Dictionary of National Biography, 1912 supplement/Lockey, Charles
LOCKEY, CHARLES (1820–1901), tenor vocalist, son of Angel Lockey of Oxford, was born at Thatcham. near Newbury, on 20 March 1820. After being a choir-boy at Magdalen College, Oxford, from 1828 to 1836, he studied singing with Edward Harris at Bath, and afterwards became (in 1842) a pupil of (Sir) George Smart, then the fashionable 'coach' for singers. Lockey sang in the choirs of St. George's chapel, Windsor, and Eton College chapel. In 1843 he became a vicar-choral of St. Paul's Cathedral. His first public appearance in oratorio was in October 1842, when he sang in Rossini's 'Stabat Mater' for the Melophonic Society with excellent success.

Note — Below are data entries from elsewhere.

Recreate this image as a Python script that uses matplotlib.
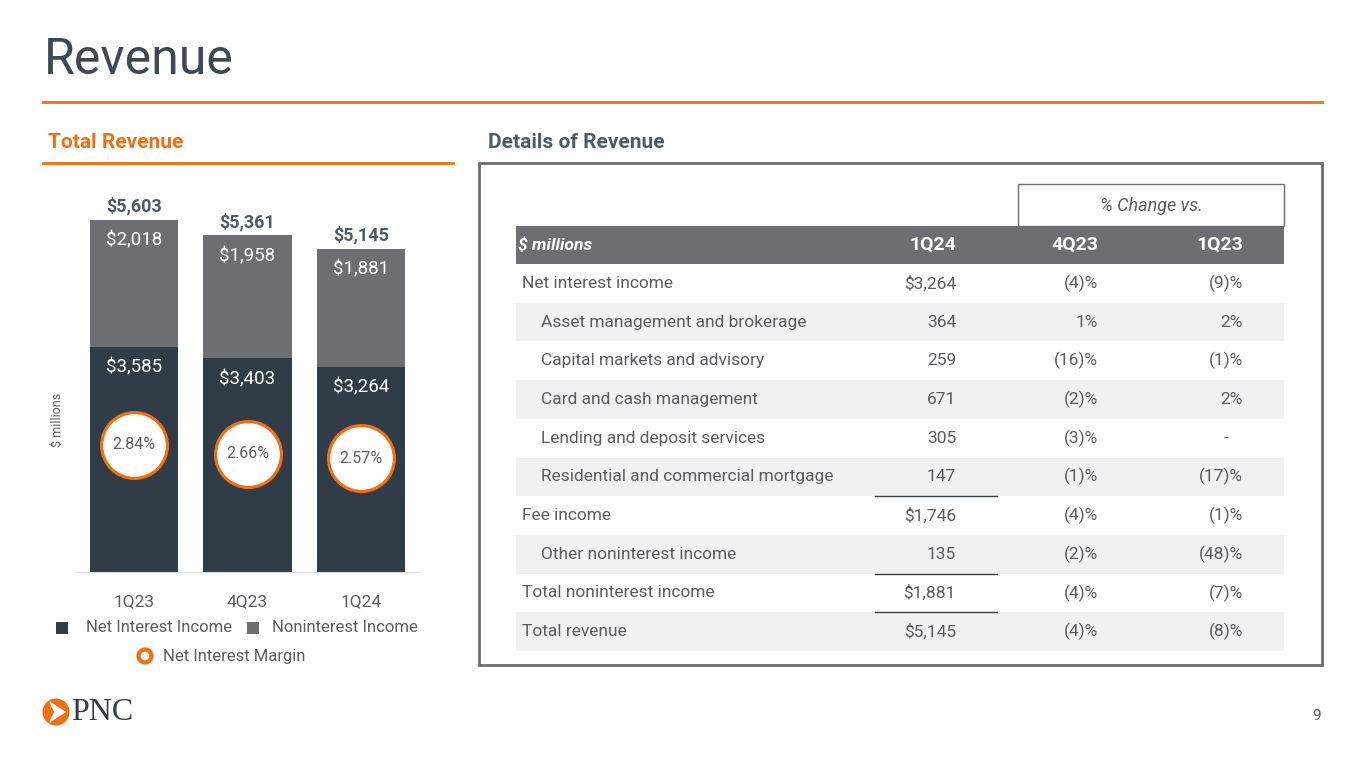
import matplotlib
matplotlib.use("Agg")
import matplotlib.pyplot as plt
from matplotlib.patches import Rectangle, Circle, Polygon

plt.rcParams["font.family"] = ["Roboto", "DejaVu Sans"]

# bar chart data
quarters = ["1Q23", "4Q23", "1Q24"]
net_interest = [3585, 3403, 3264]
noninterest = [2018, 1958, 1881]
totals = [5603, 5361, 5145]
nim = [2.84, 2.66, 2.57]

# table data
row_labels = [
    "Net interest income",
    "Asset management and brokerage",
    "Capital markets and advisory",
    "Card and cash management",
    "Lending and deposit services",
    "Residential and commercial mortgage",
    "Fee income",
    "Other noninterest income",
    "Total noninterest income",
    "Total revenue",
]
row_indent = [0, 1, 1, 1, 1, 1, 0, 1, 0, 0]
val_1q24 = ["$3,264", "364", "259", "671", "305", "147", "$1,746", "135", "$1,881", "$5,145"]
chg_4q23 = ["(4)%", "1%", "(16)%", "(2)%", "(3)%", "(1)%", "(4)%", "(2)%", "(4)%", "(4)%"]
chg_1q23 = ["(9)%", "2%", "(1)%", "2%", "-", "(17)%", "(1)%", "(48)%", "(7)%", "(8)%"]
underlined_rows = [5, 7, 8]

ORANGE = "#ef7014"
DARK = "#303c47"
GRAY = "#6d6e72"
TEXT = "#5b5c60"
TITLE = "#3e4953"

W, H = 1365, 768
fig = plt.figure(figsize=(W / 100, H / 100), dpi=100)

# overlay in pixel coordinates (y down)
ov = fig.add_axes([0, 0, 1, 1])
ov.set_xlim(0, W)
ov.set_ylim(H, 0)
ov.axis("off")

ov.text(44, 60, "Revenue", fontsize=36, color=TITLE, va="center", ha="left")
ov.plot([43, 1322], [102, 102], color=ORANGE, lw=2)
ov.text(48, 143, "Total Revenue", fontsize=15, color=ORANGE, weight="bold", va="center")
ov.plot([43, 453], [163, 163], color=ORANGE, lw=2)
ov.text(488, 143, "Details of Revenue", fontsize=15, color="#4f5a64", weight="bold", va="center")

# table frame
ov.add_patch(Rectangle((479, 163), 843, 502, fill=False, ec=GRAY, lw=2))
ov.add_patch(Rectangle((1018, 184), 266, 42, fill=False, ec=GRAY, lw=1))
ov.text(1151, 206, "% Change vs.", fontsize=13, style="italic", color=TEXT, ha="center", va="center")
ov.add_patch(Rectangle((516, 226), 768, 38, color=GRAY, lw=0))
ov.text(518, 245, "$ millions", fontsize=12.5, style="italic", weight="bold", color="white", va="center")
for x, h in zip([956, 1098, 1243], ["1Q24", "4Q23", "1Q23"]):
    ov.text(x, 245, h, fontsize=14, weight="bold", color="white", va="center", ha="right")

row_h = 38.7
for i, lab in enumerate(row_labels):
    y0 = 264 + row_h * i
    yc = y0 + row_h / 2
    if i % 2 == 1:
        ov.add_patch(Rectangle((516, y0), 768, row_h, color="#f1f1f2", lw=0))
    ov.text(541 if row_indent[i] else 522, yc, lab, fontsize=12.5, color=TEXT, va="center")
    ov.text(956, yc, val_1q24[i], fontsize=12.5, color=TEXT, va="center", ha="right")
    ov.text(1098, yc, chg_4q23[i], fontsize=12.5, color=TEXT, va="center", ha="right")
    off = 14 if chg_1q23[i] == "-" else 0
    ov.text(1243 - off, yc, chg_1q23[i], fontsize=12.5, color=TEXT, va="center", ha="right")
    if i in underlined_rows:
        ov.plot([875, 997], [y0 + row_h, y0 + row_h], color="#3a3f45", lw=1)

# legend
ov.add_patch(Rectangle((56, 622), 12, 12, color=DARK, lw=0))
ov.text(86, 628, "Net Interest Income", fontsize=12, color=TEXT, va="center")
ov.add_patch(Rectangle((247, 622), 12, 12, color=GRAY, lw=0))
ov.text(272, 628, "Noninterest Income", fontsize=12, color=TEXT, va="center")
ov.add_patch(Circle((145, 656), 6.5, fill=False, ec=ORANGE, lw=3))
ov.text(163, 656, "Net Interest Margin", fontsize=12, color=TEXT, va="center")
ov.text(57, 420, "$ millions", fontsize=9, color=TEXT, rotation=90, va="center", ha="center")

# logo and page number
ov.add_patch(Circle((56, 712), 13.5, color=ORANGE, lw=0))
ov.add_patch(Polygon([(49, 701), (66, 712), (49, 723), (54, 712)], closed=True, color="white", lw=0))
ov.text(71, 713, "PNC", fontsize=23, family="Liberation Serif", color="#2f3b46", va="center")
ov.text(1317, 716, "9", fontsize=11, color=TEXT, ha="center", va="center")

# bar chart
ax = fig.add_axes([77 / W, 196 / H, 341 / W, 377 / H])
ax.patch.set_alpha(0)
x = range(len(quarters))
ax.bar(x, net_interest, width=0.775, color=DARK, zorder=2)
ax.bar(x, noninterest, bottom=net_interest, width=0.775, color=GRAY, zorder=2)
ax.set_xlim(-0.5, 2.5)
ax.set_ylim(0, 6000)
for i in x:
    ax.annotate(f"${totals[i]:,}", (i, totals[i]), xytext=(0, 3), textcoords="offset points",
                ha="center", va="bottom", fontsize=13, weight="bold", color="#4f5a64")
    ax.annotate(f"${noninterest[i]:,}", (i, totals[i]), xytext=(0, -15), textcoords="offset points",
                ha="center", va="center", fontsize=13.5, color="white")
    ax.annotate(f"${net_interest[i]:,}", (i, net_interest[i]), xytext=(0, -15), textcoords="offset points",
                ha="center", va="center", fontsize=13.5, color="white")
for s in ["top", "right", "left"]:
    ax.spines[s].set_visible(False)
ax.spines["bottom"].set_color("#dcdcdc")
ax.set_yticks([])
ax.set_xticks(list(x))
ax.set_xticklabels(quarters, fontsize=12.5, color=TEXT)
ax.tick_params(axis="x", length=0, pad=16)

ax2 = ax.twinx()
ax2.set_ylim(0.24, 7.95)
ax2.axis("off")
ax2.scatter(list(x), nim, s=2250, facecolor="white", edgecolor=ORANGE, linewidth=2.3, zorder=3)
for i in x:
    ax2.text(i, nim[i], f"{nim[i]:.2f}%", ha="center", va="center", fontsize=11.5, color=TEXT, zorder=4)

fig.savefig("out.png", dpi=100)
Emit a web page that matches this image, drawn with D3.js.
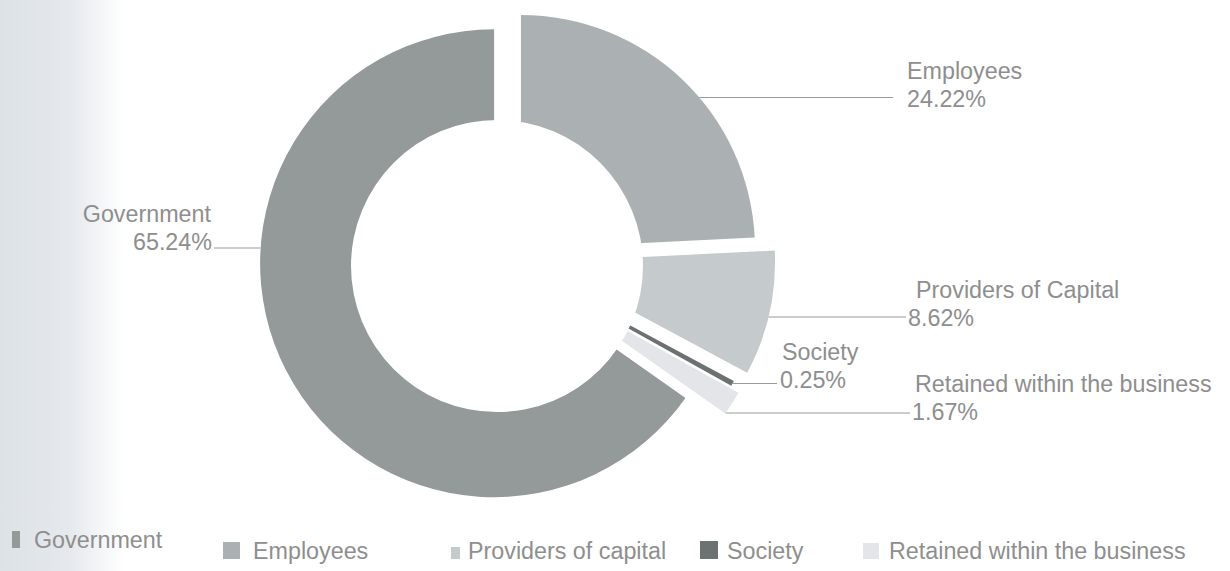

In 1848 he was appointed a gentleman of the Chapel Royal, and for the next ten years was much in demand at provincial festivals. The most noteworthy incident of his career was his being chosen to create the tenor part at the first production of Mendelssohn's 'Elijah' at Birmingham on 26 Aug. 1846, when he elicited the warmest praises of the composer. On the same occasion he sang at first sight a recitative which Mendelssohn had to vamp up hastily for an anthem of Handel (cf. Musical Times, 1846). Lockey retired from public life about 1862 on account of a throat affection, and entered into business at Grave send and Dover. He nominally held his position at St. Paul's till his death, but for forty-three years Fred Walker, Joseph Barnby, and Edward Lloyd were his deputies. He died on 3 Dec. 1901 at Hastings. On 24 May 1853 he married Martha Williams, an excellent contralto singer, who predeceased him in 1897, leaving one son, John.
[Notice, by son, in Grove's Dictionary; private information.]